* _REQUIREMENTS_
Output the material exactly, but drop every image it holds.

* _SUPPLIED INFORMATION_
^^^^

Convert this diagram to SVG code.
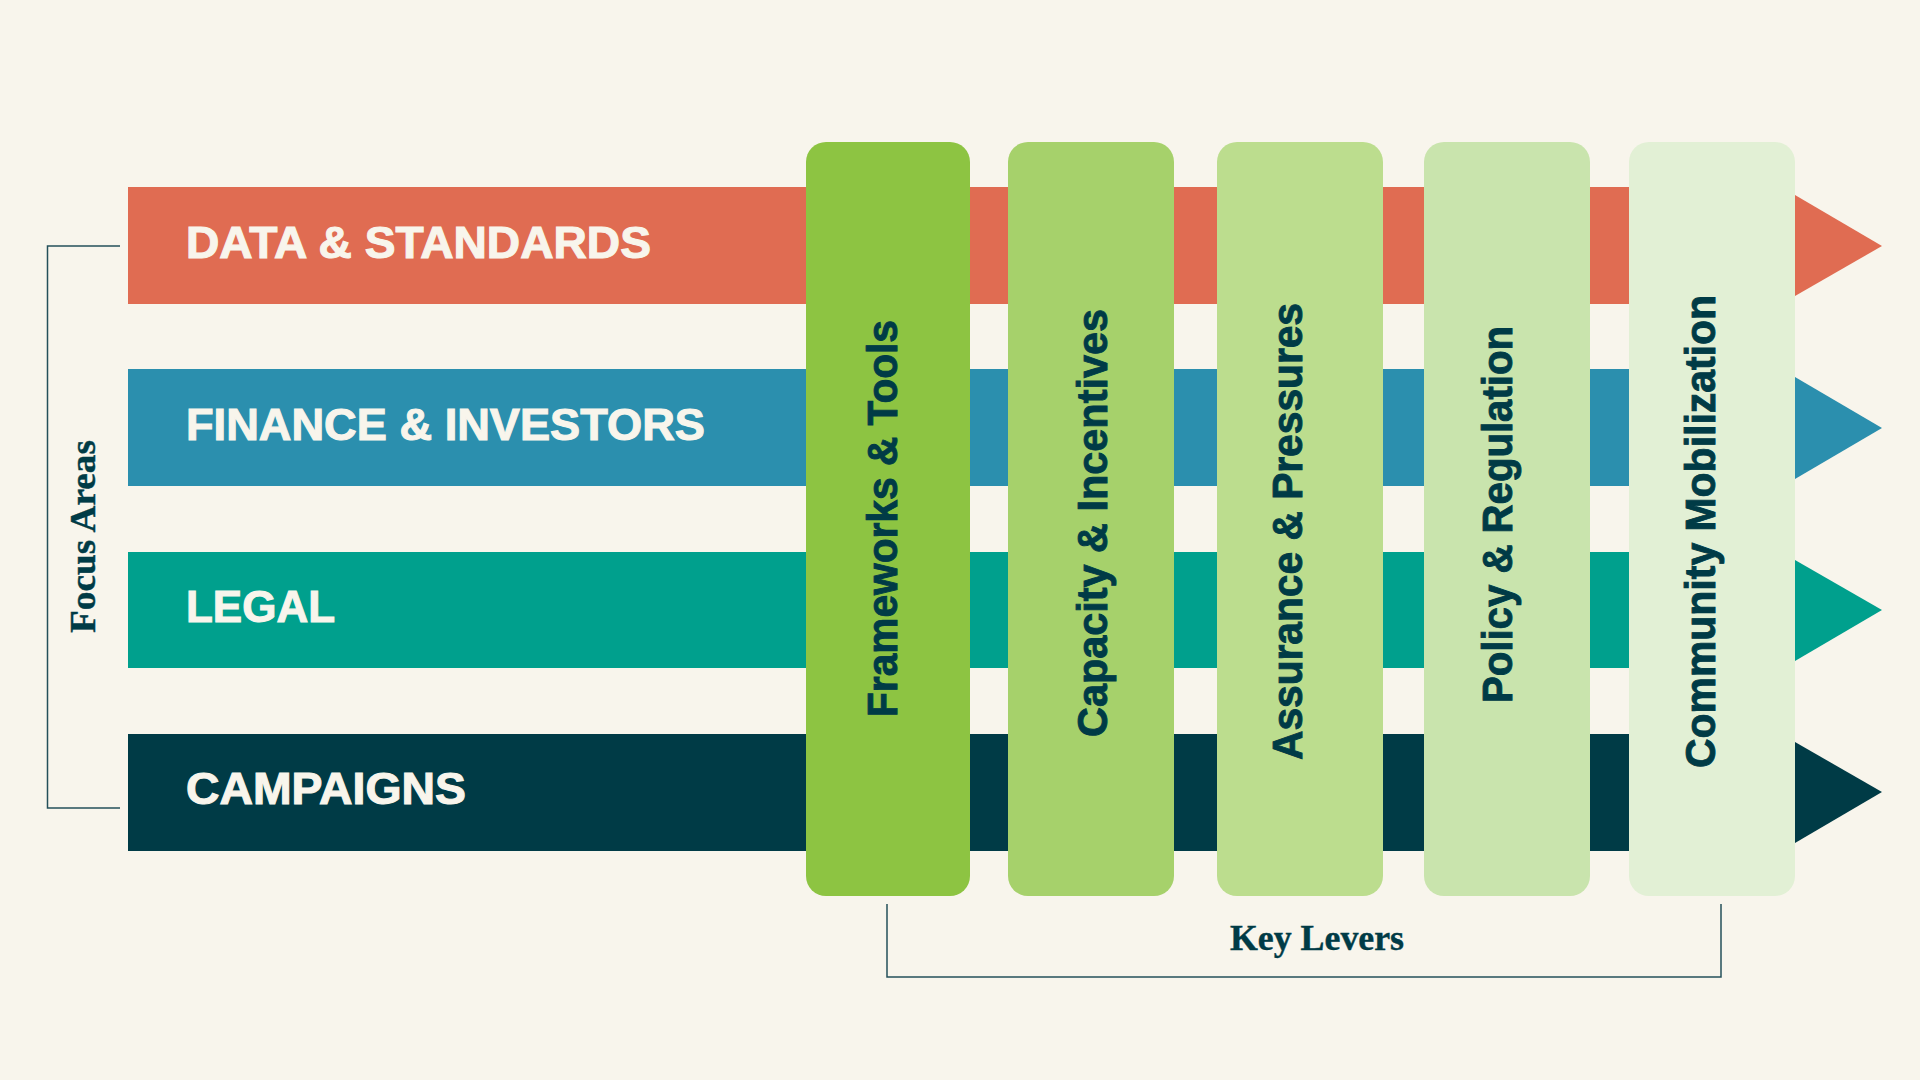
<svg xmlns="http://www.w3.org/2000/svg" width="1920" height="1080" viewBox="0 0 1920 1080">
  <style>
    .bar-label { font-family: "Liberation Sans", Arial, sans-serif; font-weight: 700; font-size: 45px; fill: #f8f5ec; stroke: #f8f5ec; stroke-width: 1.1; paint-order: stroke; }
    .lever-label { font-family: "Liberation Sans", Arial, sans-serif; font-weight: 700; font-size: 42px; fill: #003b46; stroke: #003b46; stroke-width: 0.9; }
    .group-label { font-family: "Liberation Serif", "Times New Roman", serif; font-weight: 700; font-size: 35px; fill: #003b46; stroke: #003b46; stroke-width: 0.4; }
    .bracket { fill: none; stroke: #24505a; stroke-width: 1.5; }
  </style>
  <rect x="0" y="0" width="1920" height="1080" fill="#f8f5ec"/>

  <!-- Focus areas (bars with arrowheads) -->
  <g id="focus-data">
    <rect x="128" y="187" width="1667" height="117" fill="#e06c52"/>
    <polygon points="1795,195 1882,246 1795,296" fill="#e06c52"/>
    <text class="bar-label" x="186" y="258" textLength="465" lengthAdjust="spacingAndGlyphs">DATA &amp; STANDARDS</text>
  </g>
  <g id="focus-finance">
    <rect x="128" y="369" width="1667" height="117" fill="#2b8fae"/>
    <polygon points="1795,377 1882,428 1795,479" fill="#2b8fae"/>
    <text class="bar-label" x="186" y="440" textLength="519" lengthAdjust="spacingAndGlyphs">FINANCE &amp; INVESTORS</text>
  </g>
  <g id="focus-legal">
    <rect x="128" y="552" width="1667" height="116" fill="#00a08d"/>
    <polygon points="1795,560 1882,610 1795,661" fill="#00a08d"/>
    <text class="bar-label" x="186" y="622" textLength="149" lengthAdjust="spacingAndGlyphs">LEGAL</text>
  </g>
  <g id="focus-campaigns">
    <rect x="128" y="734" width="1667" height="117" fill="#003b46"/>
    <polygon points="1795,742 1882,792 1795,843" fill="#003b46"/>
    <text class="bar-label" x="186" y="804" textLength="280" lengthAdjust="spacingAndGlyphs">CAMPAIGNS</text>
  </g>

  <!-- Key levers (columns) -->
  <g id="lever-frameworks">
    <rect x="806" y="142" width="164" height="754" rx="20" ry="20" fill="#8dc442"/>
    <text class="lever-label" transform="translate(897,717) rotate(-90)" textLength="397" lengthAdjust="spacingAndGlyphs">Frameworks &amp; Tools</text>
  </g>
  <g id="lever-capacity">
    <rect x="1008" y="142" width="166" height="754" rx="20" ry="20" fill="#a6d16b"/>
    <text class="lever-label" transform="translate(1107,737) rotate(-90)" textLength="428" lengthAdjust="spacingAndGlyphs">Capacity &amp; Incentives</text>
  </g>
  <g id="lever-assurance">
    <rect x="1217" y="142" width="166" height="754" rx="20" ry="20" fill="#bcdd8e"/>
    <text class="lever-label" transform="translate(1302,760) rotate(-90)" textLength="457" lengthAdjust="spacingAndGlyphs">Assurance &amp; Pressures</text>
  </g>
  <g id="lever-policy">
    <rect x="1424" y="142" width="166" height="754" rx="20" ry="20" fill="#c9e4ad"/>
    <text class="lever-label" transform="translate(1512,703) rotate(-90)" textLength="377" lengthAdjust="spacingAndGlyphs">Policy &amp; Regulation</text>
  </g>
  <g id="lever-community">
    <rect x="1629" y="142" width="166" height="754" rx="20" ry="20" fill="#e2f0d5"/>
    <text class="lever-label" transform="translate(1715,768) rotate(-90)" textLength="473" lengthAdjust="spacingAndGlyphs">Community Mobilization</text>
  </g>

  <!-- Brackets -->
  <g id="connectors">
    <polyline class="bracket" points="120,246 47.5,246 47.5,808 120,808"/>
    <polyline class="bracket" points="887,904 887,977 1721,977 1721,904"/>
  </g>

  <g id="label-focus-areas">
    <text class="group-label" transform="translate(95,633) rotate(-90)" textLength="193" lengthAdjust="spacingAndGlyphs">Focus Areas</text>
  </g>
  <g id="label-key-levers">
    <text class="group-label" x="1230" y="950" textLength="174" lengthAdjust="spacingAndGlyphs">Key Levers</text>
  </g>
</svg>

^^^^

* _FINAL ANSWER_
Convert this diagram to SVG code.
<svg xmlns="http://www.w3.org/2000/svg" width="1920" height="1080" viewBox="0 0 1920 1080">
  <style>
    .bar-label { font-family: "Liberation Sans", Arial, sans-serif; font-weight: 700; font-size: 45px; fill: #f8f5ec; stroke: #f8f5ec; stroke-width: 1.1; paint-order: stroke; }
    .lever-label { font-family: "Liberation Sans", Arial, sans-serif; font-weight: 700; font-size: 42px; fill: #003b46; stroke: #003b46; stroke-width: 0.9; }
    .group-label { font-family: "Liberation Serif", "Times New Roman", serif; font-weight: 700; font-size: 35px; fill: #003b46; stroke: #003b46; stroke-width: 0.4; }
    .bracket { fill: none; stroke: #24505a; stroke-width: 1.5; }
  </style>
  <rect x="0" y="0" width="1920" height="1080" fill="#f8f5ec"/>

  <!-- Focus areas (bars with arrowheads) -->
  <g id="focus-data">
    <rect x="128" y="187" width="1667" height="117" fill="#e06c52"/>
    <polygon points="1795,195 1882,246 1795,296" fill="#e06c52"/>
    <text class="bar-label" x="186" y="258" textLength="465" lengthAdjust="spacingAndGlyphs">DATA &amp; STANDARDS</text>
  </g>
  <g id="focus-finance">
    <rect x="128" y="369" width="1667" height="117" fill="#2b8fae"/>
    <polygon points="1795,377 1882,428 1795,479" fill="#2b8fae"/>
    <text class="bar-label" x="186" y="440" textLength="519" lengthAdjust="spacingAndGlyphs">FINANCE &amp; INVESTORS</text>
  </g>
  <g id="focus-legal">
    <rect x="128" y="552" width="1667" height="116" fill="#00a08d"/>
    <polygon points="1795,560 1882,610 1795,661" fill="#00a08d"/>
    <text class="bar-label" x="186" y="622" textLength="149" lengthAdjust="spacingAndGlyphs">LEGAL</text>
  </g>
  <g id="focus-campaigns">
    <rect x="128" y="734" width="1667" height="117" fill="#003b46"/>
    <polygon points="1795,742 1882,792 1795,843" fill="#003b46"/>
    <text class="bar-label" x="186" y="804" textLength="280" lengthAdjust="spacingAndGlyphs">CAMPAIGNS</text>
  </g>

  <!-- Key levers (columns) -->
  <g id="lever-frameworks">
    <rect x="806" y="142" width="164" height="754" rx="20" ry="20" fill="#8dc442"/>
    <text class="lever-label" transform="translate(897,717) rotate(-90)" textLength="397" lengthAdjust="spacingAndGlyphs">Frameworks &amp; Tools</text>
  </g>
  <g id="lever-capacity">
    <rect x="1008" y="142" width="166" height="754" rx="20" ry="20" fill="#a6d16b"/>
    <text class="lever-label" transform="translate(1107,737) rotate(-90)" textLength="428" lengthAdjust="spacingAndGlyphs">Capacity &amp; Incentives</text>
  </g>
  <g id="lever-assurance">
    <rect x="1217" y="142" width="166" height="754" rx="20" ry="20" fill="#bcdd8e"/>
    <text class="lever-label" transform="translate(1302,760) rotate(-90)" textLength="457" lengthAdjust="spacingAndGlyphs">Assurance &amp; Pressures</text>
  </g>
  <g id="lever-policy">
    <rect x="1424" y="142" width="166" height="754" rx="20" ry="20" fill="#c9e4ad"/>
    <text class="lever-label" transform="translate(1512,703) rotate(-90)" textLength="377" lengthAdjust="spacingAndGlyphs">Policy &amp; Regulation</text>
  </g>
  <g id="lever-community">
    <rect x="1629" y="142" width="166" height="754" rx="20" ry="20" fill="#e2f0d5"/>
    <text class="lever-label" transform="translate(1715,768) rotate(-90)" textLength="473" lengthAdjust="spacingAndGlyphs">Community Mobilization</text>
  </g>

  <!-- Brackets -->
  <g id="connectors">
    <polyline class="bracket" points="120,246 47.5,246 47.5,808 120,808"/>
    <polyline class="bracket" points="887,904 887,977 1721,977 1721,904"/>
  </g>

  <g id="label-focus-areas">
    <text class="group-label" transform="translate(95,633) rotate(-90)" textLength="193" lengthAdjust="spacingAndGlyphs">Focus Areas</text>
  </g>
  <g id="label-key-levers">
    <text class="group-label" x="1230" y="950" textLength="174" lengthAdjust="spacingAndGlyphs">Key Levers</text>
  </g>
</svg>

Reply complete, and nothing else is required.